His group has not taken a position on whether an alternative tax would replace the service tax dollar for dollar. He said that a month ago, the SBA of Michigan would have been opposed to the idea of revenue neutrality. "But we have a new reality and things previously untenable might be a part of a necessary compromise today," he said.

Anderson said he favors a plan outlined by House Republicans to make up for a tax repeal with just state spending cuts, although he added that position "is clearly in the minority."

With the completed 2007-08 state budget just hours old, House Republicans on Wednesday proposed $677 million in additional cuts, along with the tax repeal.

"The service tax is not the only option Michigan has right now, nor is it by any means the best option," said House Republican Leader Craig DeRoche, R-Novi. "Lawmakers have before them a tough choice: Make reforms to state government or kill more jobs."

Senate Republicans hope to move on the issue next week, before the Legislature breaks Nov. 8 for deer-hunting season, which begins on Nov. 15.

"The uproar from the business community over this new tax is apparent and justified," said Matt Marsden, a spokesman for Senate Majority Leader Mike Bishop, R-Rochester. "We need to get working on this as quickly as possible. It will be our priority before the Nov. 8 break."

Some have suggested Republicans might not want to work toward a replacement tax, in part because they could use it against Democrats in next year's elections. The service tax was passed with only a handful of Republican votes.

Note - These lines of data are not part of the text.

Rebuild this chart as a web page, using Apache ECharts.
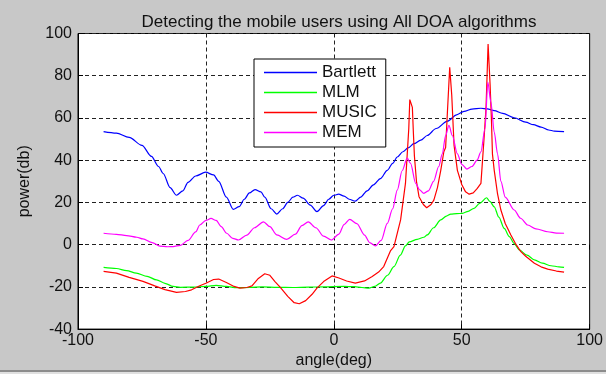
<!DOCTYPE html>
<html>
<head>
<meta charset="utf-8">
<script src="https://cdn.jsdelivr.net/npm/echarts@6/dist/echarts.min.js"></script>
<style>
  html, body { margin: 0; padding: 0; background: #c8c8c8; }
  #chart { width: 606px; height: 374px; }
</style>
</head>
<body>
<div id="chart"></div>
<script>
// [angle (deg), power (db)]
const bartlett = [[-90,53.5],[-85,52.8],[-80,50.8],[-75,47],[-71.3,41.8],[-68.5,37],[-66.7,33.7],[-64,27],[-61.5,23.4],[-59,25.5],[-57,29.5],[-54,32.5],[-50.1,34.3],[-47,33],[-45,30],[-42,22.5],[-39.3,16.7],[-37,18],[-35,21.5],[-33,24.5],[-30.8,26.1],[-28.5,25],[-27,22.5],[-24.5,17],[-22.3,14.5],[-20,17],[-18,20],[-16,22.5],[-14.2,23.4],[-12,22],[-9.2,18.7],[-6.6,15.6],[-4,18.5],[-2,21.5],[0,23.4],[1.9,23.9],[4,23],[6,21.5],[8.4,20.6],[10.5,22.5],[13,25.5],[15.5,28.3],[18.2,31.3],[20.9,35.2],[23,38.5],[24.8,41.5],[27,44],[29,45.8],[31.3,47.8],[34,49.5],[36.5,51.7],[40,55],[44.4,58.5],[48,61.5],[50.9,63.1],[54,64.2],[57.5,64.6],[60,64.3],[62.7,63.5],[66,62.2],[70.5,60.1],[75,58],[78,56.8],[81,55.7],[84,54.3],[86.2,53.8],[90,53.5]];

const mlm = [[-90,-10.8],[-85,-11.3],[-81,-12.3],[-77.2,-13.5],[-73,-15],[-69.3,-16.7],[-66,-18.3],[-62.8,-19.8],[-60,-20.2],[-55,-20.1],[-50,-19.8],[-46,-19.3],[-42,-19.8],[-38,-20.4],[-33,-20.3],[-28,-20],[-22,-20.2],[-16,-20.3],[-10,-20.1],[-4,-20],[3.9,-19.8],[8,-19.9],[11,-20.3],[13.7,-20.6],[16,-19.8],[18.2,-18.2],[21,-14.5],[23.5,-10.4],[26,-5],[28,-0.6],[29.5,1.3],[32.6,2.5],[35.2,3.5],[36.5,4.6],[39,8],[41.8,11.7],[44,13.5],[45.7,14.5],[48,14.7],[50.3,14.8],[52.5,15.8],[54.8,17.2],[57,19.5],[59.7,22.2],[61,20.5],[62.7,17.9],[64.5,13],[66.6,7.7],[68.6,3.8],[70.5,0.5],[72.5,-2.5],[75.5,-5],[78.4,-7.2],[81.5,-8.8],[84.9,-10],[88,-10.5],[90,-10.8]];

const music = [[-90,-12.7],[-85,-13.5],[-80,-15.5],[-74.6,-17.4],[-70,-19.5],[-66,-21.3],[-61.5,-22.6],[-58,-22.2],[-55.6,-21.4],[-52.4,-19.5],[-50,-18.3],[-47,-16.5],[-45,-16.3],[-42,-17.9],[-39,-19.8],[-36.7,-20.6],[-34,-20.3],[-32,-19.5],[-29.5,-16],[-27,-13.8],[-25,-14.5],[-23,-17.5],[-21,-20.1],[-18,-24.5],[-15.5,-27.5],[-13.5,-28],[-11,-26.5],[-8.5,-23.5],[-6.6,-20.6],[-4,-17.5],[-0.7,-14.8],[2,-15.8],[5,-17.2],[8.4,-18.2],[12,-17.2],[15,-15.1],[17.5,-13],[19.5,-10.4],[22.2,-2.8],[23.5,-0.9],[26.1,11.7],[28,29],[28.8,45],[29.3,55],[29.7,68.7],[30.7,65],[31.1,53],[31.5,42],[32.3,30],[33.3,22.7],[35,19],[36.3,17.5],[38,19],[39.1,21.1],[40.5,27],[41.8,35.2],[43,44],[43.7,46],[44.4,62.7],[45.3,84],[46.1,70.6],[47,47],[48.3,35.2],[50,28.5],[51.5,25],[52.9,23.9],[54.5,24.5],[56,26.5],[57.5,29],[58.8,51.7],[59.5,65],[60.3,95],[61.1,75.3],[61.6,59.6],[62,43],[62.7,35.2],[64,24],[65.3,16.4],[67,10],[69.2,4.6],[71,0.5],[73.1,-3.3],[75,-5.5],[78.4,-8.8],[81,-10.5],[83.6,-11.6],[87,-12.5],[90,-13]];

const mem = [[-90,5.4],[-85,4.9],[-81,4.3],[-77,3.5],[-74.6,2.7],[-71,1],[-68,-0.7],[-65,-1],[-62.8,-0.9],[-60,-0.3],[-57,2],[-54,6],[-52.4,9.3],[-50,11.5],[-48,12.4],[-46,11.5],[-44,8.5],[-41.9,5.4],[-39.5,3],[-37.3,2.2],[-34,4.5],[-31,8],[-27.5,10.8],[-25,8.5],[-22.3,4.6],[-18.4,2.5],[-15,5],[-12.5,9],[-10,10.8],[-7,8],[-4,4],[-1,2.2],[2,5],[4,9.5],[6.2,12],[9,10],[12,4.5],[14,1],[16.3,-0.6],[18.5,2],[20.9,10.1],[23,17],[24.8,25.8],[26.7,35],[28.7,41],[30,38.5],[32,29],[33.5,26],[35.2,24.3],[37,25.5],[39,30],[41,37],[42.4,43],[43.7,51.7],[45,56.5],[46.3,51.7],[48.3,43],[50,38],[52,35.8],[54,37],[56,40],[57.5,44],[59.1,55],[60.2,77],[61.4,67.5],[62.7,53.3],[64,43],[65.3,30],[67,22.5],[70.5,16.4],[73,12.5],[75.8,9.3],[79,7.5],[83.6,6.1],[87,5.5],[90,5.4]];

const xTicks = { min: -100, max: 100, interval: 50 };
const yTicks = { min: -40, max: 100, interval: 20 };

const font = '"Liberation Sans", Arial, sans-serif';

const gridLine = {
  show: true,
  lineStyle: { color: '#222', type: [4, 3], width: 1 }
};

const makeSeries = (name, data, color, smooth) => ({
  name,
  type: 'line',
  data,
  symbol: 'none',
  smooth: smooth ? 0.3 : false,
  smoothMonotone: smooth ? 'x' : undefined,
  lineStyle: { color, width: 1.2 },
  itemStyle: { color },
  animation: false
});

const chart = echarts.init(document.getElementById('chart'), null, { renderer: 'canvas' });

chart.setOption({
  backgroundColor: '#c8c8c8',
  animation: false,
  textStyle: { fontFamily: font },
  title: {
    text: 'Detecting the mobile users using All DOA algorithms',
    left: 334,
    textAlign: 'center',
    top: 9,
    textStyle: { fontFamily: font, fontSize: 17, fontWeight: 'normal', color: '#111' }
  },
  grid: {
    left: 78, right: 16, top: 33.5, bottom: 44,
    show: true, backgroundColor: '#fff', borderColor: '#000', borderWidth: 1
  },
  legend: {
    orient: 'vertical',
    left: 254,
    top: 59,
    backgroundColor: '#fff',
    borderColor: '#000',
    borderWidth: 1,
    padding: [4, 9, 5, 10],
    icon: 'rect',
    itemWidth: 53,
    itemHeight: 1.4,
    itemGap: 1,
    textStyle: { fontFamily: font, fontSize: 17, color: '#111', lineHeight: 19 },
    data: ['Bartlett', 'MLM', 'MUSIC', 'MEM']
  },
  xAxis: [
    {
      type: 'value',
      ...xTicks,
      name: 'angle(deg)',
      nameLocation: 'middle',
      nameGap: 22,
      nameTextStyle: { fontFamily: font, fontSize: 16, color: '#111' },
      axisLine: { show: true, onZero: false, lineStyle: { color: '#000' } },
      axisTick: { show: true, inside: true, length: 5, lineStyle: { color: '#000' } },
      axisLabel: { fontFamily: font, fontSize: 16, color: '#111', margin: 3 },
      splitLine: gridLine
    },
    {
      type: 'value',
      position: 'top',
      ...xTicks,
      axisLine: { show: false },
      axisTick: { show: true, inside: true, length: 5, lineStyle: { color: '#000' } },
      axisLabel: { show: false },
      splitLine: { show: false }
    }
  ],
  yAxis: [
    {
      type: 'value',
      ...yTicks,
      name: 'power(db)',
      nameLocation: 'middle',
      nameGap: 45,
      nameTextStyle: { fontFamily: font, fontSize: 16, color: '#111' },
      axisLine: { show: true, onZero: false, lineStyle: { color: '#000' } },
      axisTick: { show: true, inside: true, length: 5, lineStyle: { color: '#000' } },
      axisLabel: { fontFamily: font, fontSize: 16, color: '#111', margin: 6 },
      splitLine: gridLine
    },
    {
      type: 'value',
      position: 'right',
      ...yTicks,
      axisLine: { show: false },
      axisTick: { show: true, inside: true, length: 5, lineStyle: { color: '#000' } },
      axisLabel: { show: false },
      splitLine: { show: false }
    }
  ],
  graphic: [
    { type: 'rect', left: 0, top: 370, shape: { width: 606, height: 2 }, style: { fill: '#8c8c8c' }, silent: true },
    { type: 'rect', left: 0, top: 372, shape: { width: 606, height: 2 }, style: { fill: '#e0e0e0' }, silent: true }
  ],
  series: [
    makeSeries('Bartlett', bartlett, '#0000ff', true),
    makeSeries('MLM', mlm, '#00ff00', true),
    makeSeries('MUSIC', music, '#ff0000', false),
    makeSeries('MEM', mem, '#ff00ff', true)
  ]
});
</script>
</body>
</html>
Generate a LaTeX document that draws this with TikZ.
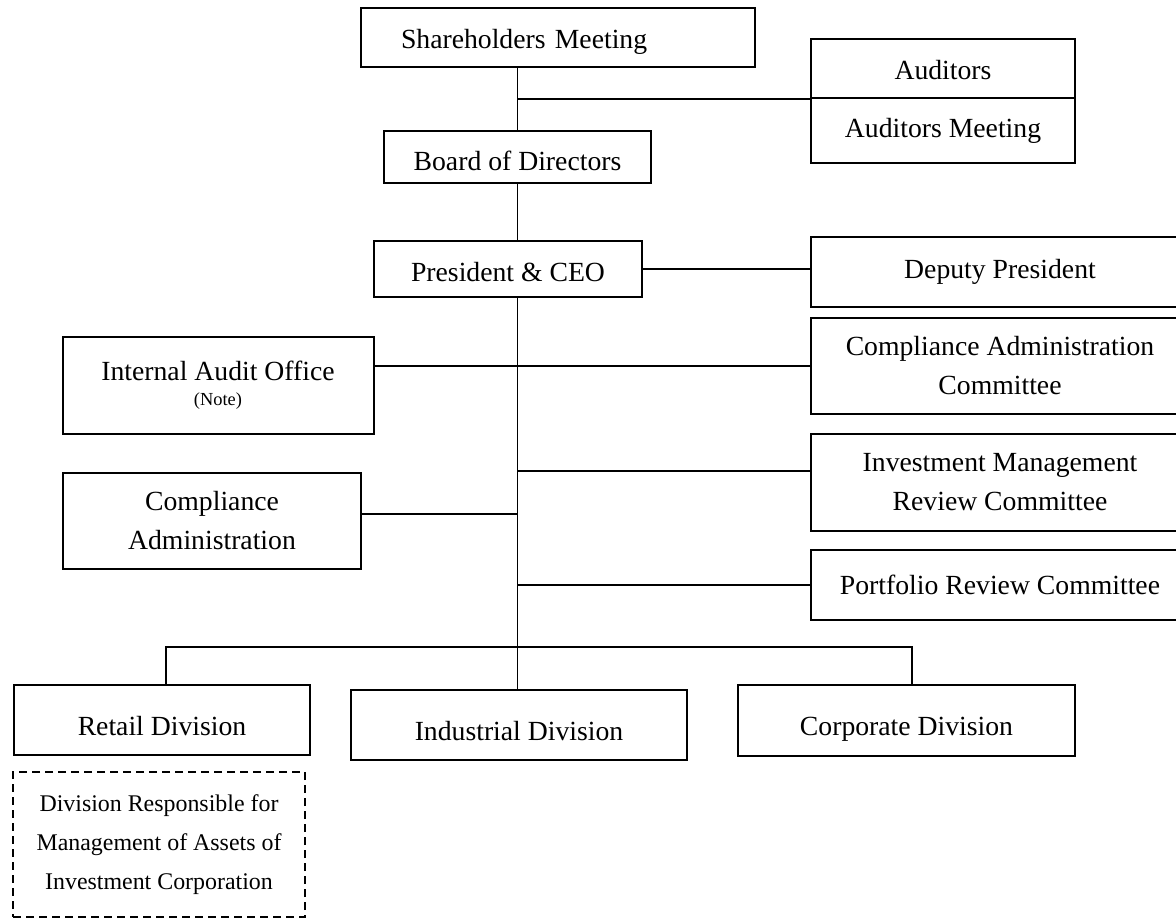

Rep. Steve Bieda, D-Warren, chairman of the House Tax Policy Committee, will begin hearings on a service tax alternative today. A spokesman for House Democrats said the caucus believes an alternative tax should raise the same amount as the service levy -- $725 million -- but Democrats are open on the notion of permanence.

"We realize the business community does have a number of concerns. We're going to listen to them and see if we can forge a compromise," said Greg Bird, spokesman for House Speaker Andy Dillon, D-Redford Township.

Granholm is looking for a permanent replacement tax.